(begin)

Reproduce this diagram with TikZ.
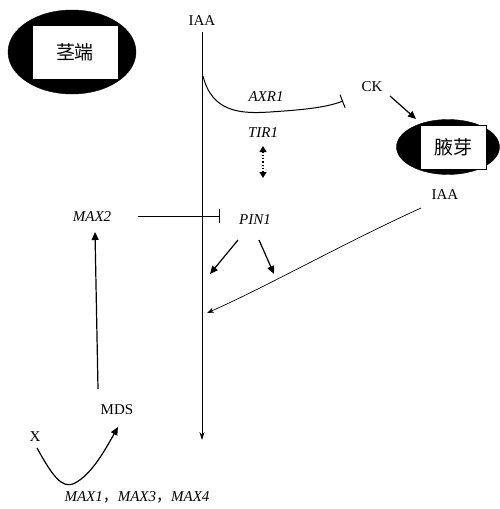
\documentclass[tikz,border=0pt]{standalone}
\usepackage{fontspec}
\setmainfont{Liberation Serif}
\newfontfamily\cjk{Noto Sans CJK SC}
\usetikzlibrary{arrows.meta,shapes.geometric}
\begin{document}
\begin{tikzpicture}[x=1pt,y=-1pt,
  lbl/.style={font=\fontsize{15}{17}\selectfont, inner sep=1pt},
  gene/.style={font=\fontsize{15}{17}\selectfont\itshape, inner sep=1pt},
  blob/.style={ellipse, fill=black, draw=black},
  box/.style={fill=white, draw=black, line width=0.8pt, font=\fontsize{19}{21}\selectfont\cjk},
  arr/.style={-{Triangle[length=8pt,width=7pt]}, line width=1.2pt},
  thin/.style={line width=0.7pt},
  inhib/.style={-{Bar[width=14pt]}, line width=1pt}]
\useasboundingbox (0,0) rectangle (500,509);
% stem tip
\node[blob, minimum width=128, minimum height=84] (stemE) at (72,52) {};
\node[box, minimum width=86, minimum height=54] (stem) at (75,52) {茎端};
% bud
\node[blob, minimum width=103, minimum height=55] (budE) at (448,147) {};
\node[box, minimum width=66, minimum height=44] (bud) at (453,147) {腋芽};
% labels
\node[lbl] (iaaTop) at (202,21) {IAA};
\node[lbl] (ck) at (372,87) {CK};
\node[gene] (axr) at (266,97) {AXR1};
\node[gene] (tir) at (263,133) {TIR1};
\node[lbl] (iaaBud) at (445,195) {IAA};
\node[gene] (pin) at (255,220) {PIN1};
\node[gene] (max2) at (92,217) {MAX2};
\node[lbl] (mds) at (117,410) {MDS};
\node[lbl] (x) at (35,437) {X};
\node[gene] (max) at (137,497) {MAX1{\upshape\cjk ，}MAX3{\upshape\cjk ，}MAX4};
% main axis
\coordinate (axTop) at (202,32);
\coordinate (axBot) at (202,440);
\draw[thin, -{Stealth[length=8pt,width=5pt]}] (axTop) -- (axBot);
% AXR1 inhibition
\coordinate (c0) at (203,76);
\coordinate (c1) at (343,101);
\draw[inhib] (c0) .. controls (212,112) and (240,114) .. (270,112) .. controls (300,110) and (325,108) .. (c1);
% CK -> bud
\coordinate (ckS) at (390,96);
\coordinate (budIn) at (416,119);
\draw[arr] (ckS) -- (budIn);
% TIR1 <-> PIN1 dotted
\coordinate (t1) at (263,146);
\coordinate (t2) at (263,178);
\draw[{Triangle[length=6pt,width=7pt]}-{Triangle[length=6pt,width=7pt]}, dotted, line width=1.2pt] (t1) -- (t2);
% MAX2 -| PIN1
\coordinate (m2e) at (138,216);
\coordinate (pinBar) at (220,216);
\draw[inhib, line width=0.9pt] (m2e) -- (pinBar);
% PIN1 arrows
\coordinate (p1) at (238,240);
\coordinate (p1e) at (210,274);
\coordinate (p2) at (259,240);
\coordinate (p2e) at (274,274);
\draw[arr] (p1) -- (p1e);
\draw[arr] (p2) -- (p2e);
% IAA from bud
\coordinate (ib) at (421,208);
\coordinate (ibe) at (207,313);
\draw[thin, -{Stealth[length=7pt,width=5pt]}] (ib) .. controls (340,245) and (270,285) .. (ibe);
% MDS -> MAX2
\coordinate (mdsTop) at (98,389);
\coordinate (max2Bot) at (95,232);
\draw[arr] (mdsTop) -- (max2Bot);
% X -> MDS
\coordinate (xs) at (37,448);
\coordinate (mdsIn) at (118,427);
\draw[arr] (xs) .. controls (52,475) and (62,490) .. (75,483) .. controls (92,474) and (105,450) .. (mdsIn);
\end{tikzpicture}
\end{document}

(end)

- _THE REQUEST_: Return each line from the material above exactly, but not the pictures.

- _TASK SOLUTION_:
Reproduce this diagram with TikZ.
\documentclass[tikz,border=0pt]{standalone}
\usepackage{fontspec}
\setmainfont{Liberation Serif}
\newfontfamily\cjk{Noto Sans CJK SC}
\usetikzlibrary{arrows.meta,shapes.geometric}
\begin{document}
\begin{tikzpicture}[x=1pt,y=-1pt,
  lbl/.style={font=\fontsize{15}{17}\selectfont, inner sep=1pt},
  gene/.style={font=\fontsize{15}{17}\selectfont\itshape, inner sep=1pt},
  blob/.style={ellipse, fill=black, draw=black},
  box/.style={fill=white, draw=black, line width=0.8pt, font=\fontsize{19}{21}\selectfont\cjk},
  arr/.style={-{Triangle[length=8pt,width=7pt]}, line width=1.2pt},
  thin/.style={line width=0.7pt},
  inhib/.style={-{Bar[width=14pt]}, line width=1pt}]
\useasboundingbox (0,0) rectangle (500,509);
% stem tip
\node[blob, minimum width=128, minimum height=84] (stemE) at (72,52) {};
\node[box, minimum width=86, minimum height=54] (stem) at (75,52) {茎端};
% bud
\node[blob, minimum width=103, minimum height=55] (budE) at (448,147) {};
\node[box, minimum width=66, minimum height=44] (bud) at (453,147) {腋芽};
% labels
\node[lbl] (iaaTop) at (202,21) {IAA};
\node[lbl] (ck) at (372,87) {CK};
\node[gene] (axr) at (266,97) {AXR1};
\node[gene] (tir) at (263,133) {TIR1};
\node[lbl] (iaaBud) at (445,195) {IAA};
\node[gene] (pin) at (255,220) {PIN1};
\node[gene] (max2) at (92,217) {MAX2};
\node[lbl] (mds) at (117,410) {MDS};
\node[lbl] (x) at (35,437) {X};
\node[gene] (max) at (137,497) {MAX1{\upshape\cjk ，}MAX3{\upshape\cjk ，}MAX4};
% main axis
\coordinate (axTop) at (202,32);
\coordinate (axBot) at (202,440);
\draw[thin, -{Stealth[length=8pt,width=5pt]}] (axTop) -- (axBot);
% AXR1 inhibition
\coordinate (c0) at (203,76);
\coordinate (c1) at (343,101);
\draw[inhib] (c0) .. controls (212,112) and (240,114) .. (270,112) .. controls (300,110) and (325,108) .. (c1);
% CK -> bud
\coordinate (ckS) at (390,96);
\coordinate (budIn) at (416,119);
\draw[arr] (ckS) -- (budIn);
% TIR1 <-> PIN1 dotted
\coordinate (t1) at (263,146);
\coordinate (t2) at (263,178);
\draw[{Triangle[length=6pt,width=7pt]}-{Triangle[length=6pt,width=7pt]}, dotted, line width=1.2pt] (t1) -- (t2);
% MAX2 -| PIN1
\coordinate (m2e) at (138,216);
\coordinate (pinBar) at (220,216);
\draw[inhib, line width=0.9pt] (m2e) -- (pinBar);
% PIN1 arrows
\coordinate (p1) at (238,240);
\coordinate (p1e) at (210,274);
\coordinate (p2) at (259,240);
\coordinate (p2e) at (274,274);
\draw[arr] (p1) -- (p1e);
\draw[arr] (p2) -- (p2e);
% IAA from bud
\coordinate (ib) at (421,208);
\coordinate (ibe) at (207,313);
\draw[thin, -{Stealth[length=7pt,width=5pt]}] (ib) .. controls (340,245) and (270,285) .. (ibe);
% MDS -> MAX2
\coordinate (mdsTop) at (98,389);
\coordinate (max2Bot) at (95,232);
\draw[arr] (mdsTop) -- (max2Bot);
% X -> MDS
\coordinate (xs) at (37,448);
\coordinate (mdsIn) at (118,427);
\draw[arr] (xs) .. controls (52,475) and (62,490) .. (75,483) .. controls (92,474) and (105,450) .. (mdsIn);
\end{tikzpicture}
\end{document}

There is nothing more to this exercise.